We were so sore after the hike that we decided not to do anymore hiking for the rest of the trip. So on Saturday after breakfast (frittata pancakes bacon muffin oj coffee) we went to the settlers green outlet mall. I bought a new pair of work shoes from g h bass, 2 work shirts from express outlet, a sport bra and compression leggings from under armor. We stopped at the Met cafe for lunch and got paninis and coffee. The chicken were very dry. Do not eat here. I got a heath bar latte which was very sweet and tasty. I initially read the menu incorrectly and thought it was health. Then I asked Jeremy why it was called a health bar latte when it was chocolate and toffee. Jeremy threw his head back and laughed full heartedly and said “it’s a heath bar not a health bar” and then proceeded to lecture me to go get my eyes checked when we get back. Jeremy also liked his coffee so maybe only stop there for drinks. We also made a stop at Trails End Ice Cream and got the largest kiddie size homemade ice cream scoop in a sugar cone ever! It was seriously ridonkelicious. Another 5 out of 5 in Jeremy’s book. 
Afterward we walked around the main strip of North Conway. We bought a new soap dish holder and pine soap from Zed’s general store. A Very cute and charming vintage/retro looking store that sold a whole bunch of local products and gifts. In the back there was an inactive old local soda bar area, on the side it sold lots of chocolate and sweets. they also offered local canned foods and health and beauty products. We also checked out the front of the North Conway train station. Looks like they were having a large lawn market. But by the time we were there around 6:30pm all the shops were closed. We attempted to eat dinner at Delaney hole in the wall restaurant (looked like a fancier place) but the wait for too long so we had food at the Almost there bar which was much closer to our BnB instead. The bar had huge portions. A huge bud light was 2.5! My fish and chip barely fit on the plate. After getting back to the inn there was a lightning storm that passed thru. The thunder was very loud. After the storm passed we went downstairs to hang out at the living space. There was a table game where you try to get 2 small balls thru a maze and into the center. I was only able to get one into the center at a time. Jeremy gave up trying in 15 seconds. 

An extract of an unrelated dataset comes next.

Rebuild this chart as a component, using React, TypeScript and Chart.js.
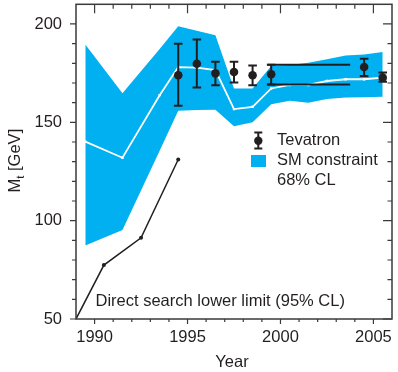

This morning we woke up around 8am had breakfast before leaving. They had a different type of meat frittata this morning. Yesterday we had the sausage, today was ham and potatoes. They also had blueberry muffins instead of the cranberry from yesterday. We also had very delicious blueberry and banana pancakes today. We packed up and left Darby inn for the ride home at 9:45am. So far we stopped at hannaford supermarkets to pick up blueberry pop and smuttynose beer. Which a day earlier, jeremy declared loudly that he would never buy a beer with the name smutty in it. We also stopped at the gas station twice got Mountain Dew and old fashion donuts. Traffic is pretty bad with lots of stop and go. Got home around 5pm.